2. Compare the alignment scores obtained with small and large gap penalties in the following example.

   >Drosophila melanogaster Odorant receptor 85e (Or85e)   
   MASLQFHGNVDADIRYDISLDPARESNLFRLLMGLQLANGTKPSPRLPKW
   WPKRLEMIGKVLPKAYCSMVIFTSLHLGVLFTKTTLDVLPTGELQAITDA
   LTMTIIYFFTGYGTIYWCLRSRRLLAYMEHMNREYRHHSLAGVTFVSSHA
   AFRMSRNFTVVWIMSCLLGVISWGVSPLMLGIRMLPLQCWYPFDALGPGT
   YTAVYATQLFGQIMVGMTFGFGGSLFVTLSLLLLGQFDVLYCSLKNLDAH
   TKLLGGESVNGLSSLQEELLLGDSKRELNQYVLLQEHPTDLLRLSAGRKC
   PDQGNAFHNALVECIRLHRFILHCSQELENLFSPYCLVKSLQITFQLCLL
   VFVGVSGTREVLRIVNQLQYLGLTIFELLMFTYCGELLSRHSIRSGDAFW
   RGAWWKHAHFIRQDILIFLVNSRRAVHVTAGKFYVMDVNRLRSVITQAFS
   FLTLLQKLAAKKTESEL
   
   
   >Drosophila melanogaster Odorant receptor 23a (Or23a)
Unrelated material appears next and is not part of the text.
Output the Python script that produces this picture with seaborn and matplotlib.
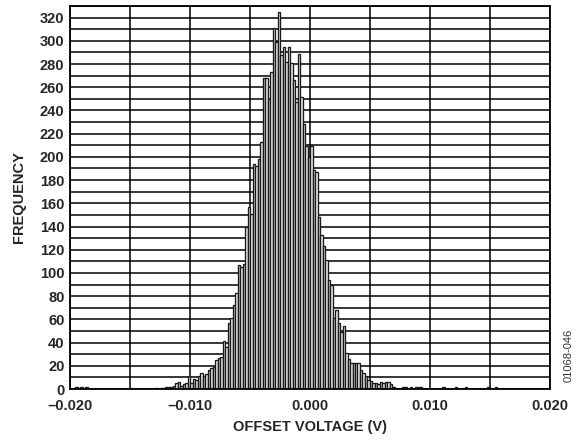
import matplotlib
matplotlib.use('Agg')
import matplotlib.pyplot as plt
import numpy as np
import pandas as pd
import seaborn as sns

# histogram: 192 equal bins between -0.020 V and 0.020 V
v_min, v_max, n_bins = -0.020, 0.020, 192

# counts of the main body, first value belongs to bin number body_first
body_first = 36
body_counts = [1, 1, 2, 2, 2, 3, 5, 6, 3, 4, 5, 11, 5, 9, 8, 11, 14, 11, 13, 16,
               18, 19, 25, 27, 28, 41, 36, 57, 61, 72, 83, 107, 105, 108, 140, 157,
               151, 194, 192, 198, 213, 268, 268, 250, 273, 311, 299, 325, 288, 295,
               282, 295, 281, 266, 247, 289, 252, 228, 209, 200, 209, 189, 187, 148,
               133, 123, 111, 94, 90, 61, 68, 57, 49, 54, 31, 26, 22, 22, 22, 22,
               16, 14, 11, 8, 7, 5, 5, 4, 6, 5, 6, 6, 4, 2, 1, 0, 0, 2, 2, 0,
               2, 0, 2, 2, 2]

# isolated outliers (bin number, count)
tail_bins = [2, 4, 6, 24, 34, 149, 154, 158, 167, 170]
tail_counts = [2, 2, 2, 1, 1, 2, 2, 2, 2, 2]

x_ticks = [-0.020, -0.010, 0.000, 0.010, 0.020]
x_tick_labels = ['\u20130.020', '\u20130.010', '0.000', '0.010', '0.020']
y_ticks = list(range(0, 321, 20))

counts = np.zeros(n_bins)
counts[body_first:body_first + len(body_counts)] = body_counts
counts[tail_bins] = tail_counts
edges = np.linspace(v_min, v_max, n_bins + 1)
df = pd.DataFrame({'v': (edges[:-1] + edges[1:]) / 2, 'n': counts})

sns.set_theme(style='white')
plt.rcParams['font.family'] = ['Liberation Sans', 'DejaVu Sans']

fig = plt.figure(figsize=(5.82, 4.40), dpi=100)
ax = fig.add_axes([0.1203, 0.1159, 0.8247, 0.8705])

# list, not array: seaborn compares bins with "auto"
sns.histplot(data=df, x='v', weights='n', bins=edges.tolist(), color='#e6e6e6',
             edgecolor='#1a1a1a', linewidth=0.95, alpha=1, ax=ax)

ax.set_xlim(v_min, v_max)
ax.set_ylim(0, 330)

# gridlines: every 0.005 V and every 10 counts
ax.set_xticks(np.arange(-0.020, 0.0201, 0.005), minor=True)
ax.set_yticks(np.arange(0, 331, 10), minor=True)
ax.grid(which='both', color='black', linewidth=1.1)
ax.set_axisbelow(True)

ax.set_xticks(x_ticks)
ax.set_xticklabels(x_tick_labels)
ax.set_yticks(y_ticks)
ax.tick_params(which='both', length=0)
ax.tick_params(axis='y', pad=4)
ax.tick_params(axis='x', pad=7)
for lab in ax.get_xticklabels() + ax.get_yticklabels():
    lab.set_fontsize(10.5)
    lab.set_fontweight('bold')

for sp in ax.spines.values():
    sp.set_color('black')
    sp.set_linewidth(1.3)

ax.set_xlabel('OFFSET VOLTAGE (V)', fontsize=10.5, fontweight='bold', labelpad=5)
ax.set_ylabel('FREQUENCY', fontsize=10.5, fontweight='bold', labelpad=10)

fig.text(0.977, 0.193, '01068-046', rotation=90, fontsize=8, ha='center', va='center',
         color='#333333')

fig.savefig('out.png', dpi=100)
   MKLSETLKIDYFRVQLNAWRICGALDLSEGRYWSWSMLLCILVYLPTPMLL
   RGVYSFEDPVENNFSLSLTVTSLSNLMKFCMYVAQLTKMVEVQSLIGQLDA
   RVSGESQSERHRNMTEHLLRMSKLFQITYAVVFIIAAVPFVFETELSLPMP
   MWFPFDWKNSMVAYIGALVFQEIGYVFQIMQCFAADSFPPLVLYLISEQCQ
   LLILRISEIGYGYKTLEENEQDLVNCIRDQNALYRLLDVTKSLVSYPMMVQ
   FMVIGINIAITLFVLIFYVETLYDRIYYLCFLLGITVQTYPLCYYGTMVQE
   SFAELHYAVFCSNWVDQSASYRGHMLILAERTKRMQLLLAGNLVPIHLSTY
   VACWKGAYSFFTLMADRDGLGS
   

   For this question, use the program LALIGN based on William Pearson's lalign program.
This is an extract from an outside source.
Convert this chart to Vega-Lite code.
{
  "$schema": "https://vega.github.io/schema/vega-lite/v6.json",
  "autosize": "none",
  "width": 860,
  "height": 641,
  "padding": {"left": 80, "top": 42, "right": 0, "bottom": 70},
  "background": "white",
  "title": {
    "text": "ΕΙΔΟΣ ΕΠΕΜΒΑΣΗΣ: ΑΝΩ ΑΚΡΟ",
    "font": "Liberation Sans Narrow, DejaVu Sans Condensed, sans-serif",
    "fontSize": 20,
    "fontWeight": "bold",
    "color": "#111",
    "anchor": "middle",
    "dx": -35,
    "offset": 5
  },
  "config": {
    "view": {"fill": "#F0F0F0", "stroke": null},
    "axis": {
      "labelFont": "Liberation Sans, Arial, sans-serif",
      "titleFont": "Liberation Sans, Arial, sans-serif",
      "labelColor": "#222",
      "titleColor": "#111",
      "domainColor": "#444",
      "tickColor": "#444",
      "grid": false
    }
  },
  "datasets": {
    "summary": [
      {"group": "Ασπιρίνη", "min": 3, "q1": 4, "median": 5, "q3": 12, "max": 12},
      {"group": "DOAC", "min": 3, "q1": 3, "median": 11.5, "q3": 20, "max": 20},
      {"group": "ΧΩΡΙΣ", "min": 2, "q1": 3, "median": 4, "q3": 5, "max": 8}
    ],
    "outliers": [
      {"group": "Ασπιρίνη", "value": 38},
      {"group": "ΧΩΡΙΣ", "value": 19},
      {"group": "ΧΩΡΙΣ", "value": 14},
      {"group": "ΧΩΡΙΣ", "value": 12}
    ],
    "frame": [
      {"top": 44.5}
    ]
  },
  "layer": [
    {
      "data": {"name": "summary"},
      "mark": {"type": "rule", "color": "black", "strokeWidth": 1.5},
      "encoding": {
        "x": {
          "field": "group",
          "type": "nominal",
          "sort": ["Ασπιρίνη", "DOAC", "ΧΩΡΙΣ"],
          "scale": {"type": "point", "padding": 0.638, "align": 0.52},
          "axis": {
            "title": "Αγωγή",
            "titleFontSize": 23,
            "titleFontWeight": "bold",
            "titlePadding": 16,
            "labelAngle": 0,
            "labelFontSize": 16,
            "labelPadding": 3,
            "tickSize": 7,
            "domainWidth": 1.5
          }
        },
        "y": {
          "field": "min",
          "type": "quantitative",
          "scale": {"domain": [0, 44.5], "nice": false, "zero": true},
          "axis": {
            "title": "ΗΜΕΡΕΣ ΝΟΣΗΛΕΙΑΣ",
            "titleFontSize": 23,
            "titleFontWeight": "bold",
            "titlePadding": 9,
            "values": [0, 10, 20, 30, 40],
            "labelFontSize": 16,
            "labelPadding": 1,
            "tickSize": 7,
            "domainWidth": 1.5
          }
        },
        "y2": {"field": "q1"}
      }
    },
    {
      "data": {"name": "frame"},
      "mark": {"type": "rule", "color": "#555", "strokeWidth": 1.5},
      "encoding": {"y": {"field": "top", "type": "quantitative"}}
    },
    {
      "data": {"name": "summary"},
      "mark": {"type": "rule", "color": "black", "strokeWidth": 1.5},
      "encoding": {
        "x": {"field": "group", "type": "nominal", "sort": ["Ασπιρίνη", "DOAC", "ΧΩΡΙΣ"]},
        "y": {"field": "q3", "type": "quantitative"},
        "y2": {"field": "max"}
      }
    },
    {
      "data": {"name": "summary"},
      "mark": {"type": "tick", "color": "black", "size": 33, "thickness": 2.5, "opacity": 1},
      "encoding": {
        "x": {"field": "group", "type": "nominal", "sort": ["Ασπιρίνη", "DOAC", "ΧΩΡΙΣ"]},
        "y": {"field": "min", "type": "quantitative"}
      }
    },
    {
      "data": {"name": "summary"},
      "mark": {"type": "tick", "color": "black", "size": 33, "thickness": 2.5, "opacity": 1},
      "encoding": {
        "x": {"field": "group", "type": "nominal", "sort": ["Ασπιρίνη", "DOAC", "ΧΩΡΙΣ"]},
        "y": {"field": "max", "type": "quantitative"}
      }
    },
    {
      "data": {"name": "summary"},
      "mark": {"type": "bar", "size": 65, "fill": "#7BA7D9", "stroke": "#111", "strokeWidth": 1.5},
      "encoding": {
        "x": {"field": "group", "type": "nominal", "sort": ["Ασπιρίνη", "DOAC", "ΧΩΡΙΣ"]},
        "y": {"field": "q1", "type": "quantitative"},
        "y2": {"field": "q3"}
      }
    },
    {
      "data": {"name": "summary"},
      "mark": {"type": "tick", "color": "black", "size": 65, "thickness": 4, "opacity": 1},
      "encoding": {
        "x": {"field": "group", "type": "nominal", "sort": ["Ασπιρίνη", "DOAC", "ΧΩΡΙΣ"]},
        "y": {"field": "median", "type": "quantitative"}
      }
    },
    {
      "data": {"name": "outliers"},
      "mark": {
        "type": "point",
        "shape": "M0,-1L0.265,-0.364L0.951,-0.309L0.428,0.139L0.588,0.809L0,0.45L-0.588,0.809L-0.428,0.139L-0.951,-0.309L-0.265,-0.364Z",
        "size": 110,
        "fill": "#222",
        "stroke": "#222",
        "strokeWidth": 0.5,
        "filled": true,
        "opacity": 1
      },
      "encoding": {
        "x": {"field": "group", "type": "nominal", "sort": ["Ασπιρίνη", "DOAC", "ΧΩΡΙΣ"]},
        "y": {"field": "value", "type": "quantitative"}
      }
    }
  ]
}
   A. Use LALIGN to align the above two sequences (copy and paste above two sequences without the first protein description line). Note the length of the alignment, the % identity, and the score of the alignment.
   B. Repeat the alignment with gap penalties of -5 and -1 and note the features of the alignment.
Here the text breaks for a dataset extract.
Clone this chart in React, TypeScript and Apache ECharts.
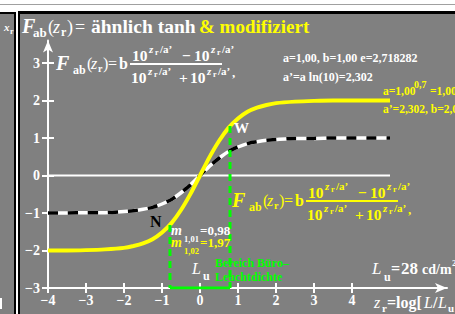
import React, { useEffect, useRef } from 'react';
import * as echarts from 'echarts';

// z_r sample positions
const zValues = [-4, -3.5, -3, -2.5, -2, -1.75, -1.5, -1.25, -1, -0.75, -0.5, -0.25, 0, 0.25, 0.5, 0.75, 1, 1.25, 1.5, 1.75, 2, 2.5, 3, 3.5, 4, 4.5, 5];
// black/white dashed curve (b = 1)
const blackValues = [-1.0, -1.0, -0.99, -0.99, -0.96, -0.94, -0.9, -0.85, -0.76, -0.64, -0.46, -0.25, 0, 0.25, 0.46, 0.64, 0.76, 0.85, 0.9, 0.94, 0.96, 0.99, 0.99, 1.0, 1.0, 1.0, 1.0];
// yellow curve (b = 2)
const yellowValues = [-2.0, -2.0, -1.99, -1.97, -1.93, -1.88, -1.81, -1.7, -1.52, -1.27, -0.92, -0.49, 0, 0.49, 0.92, 1.27, 1.52, 1.7, 1.81, 1.88, 1.93, 1.97, 1.99, 2.0, 2.0, 2.0, 2.0];
// zero line extent
const zeroLine = [[-4, 0], [5, 0]];
// green office luminance range
const greenZ = [-0.79, 0.79];
const greenTop = [-1.32, 1.32];
const axisBottom = -3;
// axis ranges and ticks
const xMin = -4;
const xMax = 6.5;
const yMin = -3;
const yMax = 3.6;
const xTicks = [-4, -3, -2, -1, 0, 1, 2, 3, 4];
const yTicks = [-3, -2, -1, 0, 1, 2, 3];

const FONT = '"Liberation Serif", "Times New Roman", serif';
const GREY = '#808080';
const YEL = '#ffff00';
const GRN = '#00ff00';

function T(text: string, x: number, base: number, size: number, fill: string, italic = false, weight = 'bold') {
  return {
    type: 'text',
    x,
    y: base - 0.34 * size,
    silent: true,
    z: 100,
    style: {
      text,
      fill,
      fontSize: size,
      fontFamily: FONT,
      fontWeight: weight,
      fontStyle: italic ? 'italic' : 'normal',
      align: 'left',
      verticalAlign: 'middle',
    },
  };
}

function formula(x0: number, barY: number, c: string) {
  const els: any[] = [];
  els.push(T('F', x0, barY + 6, 20, c, true));
  els.push(T('ab', x0 + 17, barY + 10, 12, c));
  els.push(T('(', x0 + 31, barY + 5, 16, c, false, 'normal'));
  els.push(T('z', x0 + 35, barY + 5, 16, c, true, 'normal'));
  els.push(T('r', x0 + 42, barY + 8, 10, c));
  els.push(T(')', x0 + 47, barY + 5, 16, c, false, 'normal'));
  els.push(T('=', x0 + 52, barY + 5, 16, c, false, 'normal'));
  els.push(T('b', x0 + 63, barY + 5, 16, c));
  els.push({ type: 'rect', z: 100, silent: true, shape: { x: x0 + 74, y: barY - 1, width: 92, height: 2 }, style: { fill: c } });
  const exp = (x: number, b: number) => {
    els.push(T('z', x, b, 11, c, true));
    els.push(T('r', x + 6, b + 2, 8, c));
    els.push(T('/a’', x + 11, b, 11, c));
  };
  els.push(T('10', x0 + 76, barY - 3, 15.5, c));
  exp(x0 + 93, barY - 11);
  els.push(T('−', x0 + 126, barY - 3, 15.5, c));
  els.push(T('10', x0 + 138, barY - 3, 15.5, c));
  exp(x0 + 155, barY - 11);
  els.push(T('10', x0 + 75, barY + 19, 15.5, c));
  exp(x0 + 92, barY + 11);
  els.push(T('+', x0 + 123, barY + 19, 15.5, c));
  els.push(T('10', x0 + 134, barY + 19, 15.5, c));
  exp(x0 + 151, barY + 11);
  els.push(T(',', x0 + 176, barY + 13, 13, c));
  return els;
}

export default function App() {
  const ref = useRef<HTMLDivElement>(null);
  useEffect(() => {
    if (!ref.current) return;
    const chart = echarts.init(ref.current, null, { renderer: 'svg' });
    const pair = (ys: number[]) => zValues.map((z, i) => [z, ys[i]]);
    const lbl = (v: number) => (v < 0 ? '−' + Math.abs(v) : String(v));
    const graphics: any[] = [
      // left panel texts
      T('x', 4, 31, 11, '#ffffff', true),
      T('r', 10, 34, 8, '#ffffff'),
      { type: 'rect', z: 100, silent: true, shape: { x: 0, y: 298, width: 2, height: 11 }, style: { fill: '#ffffff' } },
      // title
      T('F', 22, 33, 20, '#ffffff', true),
      T('ab', 33, 37, 13, '#ffffff'),
      T('(', 48, 33, 18, '#ffffff', false, 'normal'),
      T('z', 53, 33, 18, '#ffffff', true, 'normal'),
      T('r', 61, 36, 12, '#ffffff'),
      T(')', 67, 33, 18, '#ffffff', false, 'normal'),
      T('=', 75, 33, 18, '#ffffff', false, 'normal'),
      T('ähnlich tanh', 91, 33, 19.5, '#ffffff'),
      T('& modifiziert', 199, 33, 19, YEL),
      ...formula(56, 64, '#ffffff'),
      ...formula(232, 201, YEL),
      T('a=1,00, b=1,00 e=2,718282', 283, 62, 12, '#ffffff'),
      T('a’=a ln(10)=2,302', 283, 81, 12, '#ffffff'),
      T('a=1,00', 383, 95, 11.5, YEL),
      T('0,7', 414, 88, 10, YEL),
      T('=1,00', 430, 95, 11.5, YEL),
      T('a’=2,302, b=2,00', 383, 113, 11.5, YEL),
      T('W', 234, 133, 15, '#ffffff'),
      T('N', 150, 227, 16, '#000000'),
      T('m', 171, 235, 14, '#ffffff', true),
      T('1,01', 184, 242, 8.5, '#ffffff'),
      T('=0,98', 200, 235, 13, '#ffffff'),
      T('m', 171, 247, 14, YEL, true),
      T('1,02', 184, 254, 8.5, YEL),
      T('=1,97', 200, 247, 13, YEL),
      T('L', 192, 274, 16, '#ffffff', true, 'normal'),
      T('u', 203, 280, 12, '#ffffff'),
      T('Bereich Büro–', 215, 267, 12, GRN),
      T('Leuchtdichte', 215, 281, 12, GRN),
      T('L', 372, 274, 17, '#ffffff', true, 'normal'),
      T('u', 384, 281, 12, '#ffffff'),
      T('=', 391, 274, 16, '#ffffff'),
      T('28', 401, 274, 17, '#ffffff'),
      T('cd/m', 422, 274, 14, '#ffffff'),
      T('2', 452, 266, 9, '#ffffff'),
      T('z', 374, 308, 16, '#ffffff', true, 'normal'),
      T('r', 382, 312, 11, '#ffffff'),
      T('=log[', 387, 308, 16, '#ffffff'),
      T('L', 424, 308, 16, '#ffffff', true, 'normal'),
      T('/', 433, 308, 16, '#ffffff'),
      T('L', 438, 308, 16, '#ffffff', true, 'normal'),
      T('u', 448, 312, 11, '#ffffff'),
    ];
    const tickStyle = { color: '#ffffff', width: 2 };
    chart.setOption({
      animation: false,
      backgroundColor: 'transparent',
      grid: { left: 48, top: 40.5, width: 399, height: 247.5, containLabel: false, outerBoundsMode: 'none' },
      xAxis: [
        {
          type: 'value', min: xMin, max: xMax, interval: 1, position: 'bottom',
          axisLine: { show: true, onZero: false, lineStyle: { color: '#fff', width: 2 } },
          axisTick: { show: true, customValues: xTicks, length: 5, inside: false, lineStyle: tickStyle },
          axisLabel: { customValues: xTicks, formatter: lbl, color: '#fff', fontFamily: FONT, fontWeight: 'bold', fontSize: 14, margin: 5 },
          splitLine: { show: false },
        },
        {
          type: 'value', min: xMin, max: xMax, interval: 1, position: 'bottom',
          axisLine: { show: false, onZero: false },
          axisTick: { show: true, customValues: xTicks, length: 5, inside: true, lineStyle: tickStyle },
          axisLabel: { show: false },
          splitLine: { show: false },
        },
      ],
      yAxis: [
        {
          type: 'value', min: yMin, max: yMax, interval: 1, position: 'left',
          axisLine: { show: true, onZero: false, lineStyle: { color: '#fff', width: 2 } },
          axisTick: { show: true, customValues: yTicks, length: 6, inside: false, lineStyle: tickStyle },
          axisLabel: { customValues: yTicks, formatter: lbl, color: '#fff', fontFamily: FONT, fontWeight: 'bold', fontSize: 14, margin: 8 },
          splitLine: { show: false },
        },
        {
          type: 'value', min: yMin, max: yMax, interval: 1, position: 'left',
          axisLine: { show: false, onZero: false },
          axisTick: { show: true, customValues: yTicks, length: 6, inside: true, lineStyle: tickStyle },
          axisLabel: { show: false },
          splitLine: { show: false },
        },
      ],
      series: [
        { type: 'line', data: zeroLine, symbol: 'none', lineStyle: { color: '#fff', width: 2 }, z: 2 },
        { type: 'line', data: pair(blackValues), symbol: 'none', smooth: 0.2, lineStyle: { color: '#fff', width: 3.5 }, z: 3 },
        { type: 'line', data: pair(blackValues), symbol: 'none', smooth: 0.2, lineStyle: { color: '#000', width: 3.5, type: [10, 10] }, z: 4 },
        { type: 'line', data: pair(yellowValues), symbol: 'none', smooth: 0.2, lineStyle: { color: YEL, width: 4 }, z: 5 },
        { type: 'line', data: [[greenZ[0], greenTop[0]], [greenZ[0], axisBottom]], symbol: 'none', lineStyle: { color: GRN, width: 3, type: [7, 5] }, z: 6 },
        { type: 'line', data: [[greenZ[1], greenTop[1]], [greenZ[1], axisBottom]], symbol: 'none', lineStyle: { color: GRN, width: 3, type: [7, 5] }, z: 6 },
        { type: 'line', data: [[greenZ[0], axisBottom], [greenZ[1], axisBottom]], symbol: 'none', lineStyle: { color: GRN, width: 3 }, z: 7 },
      ],
      graphic: graphics,
    });
    // arrow heads at the axis ends, positioned through the chart's own scales
    const yTip = chart.convertToPixel({ gridIndex: 0 }, [xMin, yMax]) as number[];
    const xTip = chart.convertToPixel({ gridIndex: 0 }, [xMax, yMin]) as number[];
    const arrowUp = (p: number[]) => [[p[0], p[1]], [p[0] - 5, p[1] + 12], [p[0], p[1] + 9], [p[0] + 5, p[1] + 12]];
    const arrowRight = (p: number[]) => [[p[0], p[1]], [p[0] - 12, p[1] - 5], [p[0] - 9, p[1]], [p[0] - 12, p[1] + 5]];
    chart.setOption({
      graphic: [
        ...graphics,
        { type: 'polygon', z: 90, silent: true, shape: { points: arrowUp(yTip) }, style: { fill: '#ffffff' } },
        { type: 'polygon', z: 90, silent: true, shape: { points: arrowRight(xTip) }, style: { fill: '#ffffff' } },
      ],
    });
    return () => chart.dispose();
  }, []);

  return (
    <div style={{ position: 'fixed', left: 0, top: 0, width: 455, height: 314, background: '#ffffff', overflow: 'hidden' }}>
      <div style={{ position: 'absolute', left: 0, top: 4, width: 455, height: 1, background: '#a0a0a0' }} />
      <div style={{ position: 'absolute', left: 0, top: 12, width: 16, height: 302, background: '#000' }} />
      <div style={{ position: 'absolute', left: 0, top: 14, width: 14, height: 300, background: GREY }} />
      <div style={{ position: 'absolute', left: 18, top: 11, width: 437, height: 303, background: '#000' }} />
      <div style={{ position: 'absolute', left: 20, top: 14, width: 435, height: 300, background: GREY }} />
      <div ref={ref} style={{ position: 'absolute', left: 0, top: 0, width: 455, height: 314 }} />
    </div>
  );
}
   C. Describe what happened when the gap penalties were reduced. Which of these alignments look like a local alignment and which like a global alignment?
   

3. Find the optimal global alignment and the resulting score between sequence GAGC and CCG by completing the entire scoring matrix with the scoring system (+1 for a match, -1 for a mismatch, and -2 for a gap). Page 69-72 of Bioinformatics: Sequence and Genome Analysis by David W. Mount has detail description on global alignment. There are copies of the book in the library. After you trace back the matrix and get the alignment, add the individual alignment scores taken directly from the above scoring system, and compare the sum with the score from your matrix. Are they the same?
   

4. The BLASTP algorithm you may familiar with performs a local alignment between a query sequence and a matching database sequence. Align the sequences MDPW and MEDPW using the Smith-Waterman algorithm described on page 72-73 of Bioinformatics: Sequence and Genome Analysis by David W. Mount. Using the dynamic programming algorithm with the blosum62 scoring matrix downloaded from NCBI and a gap penalty as -5.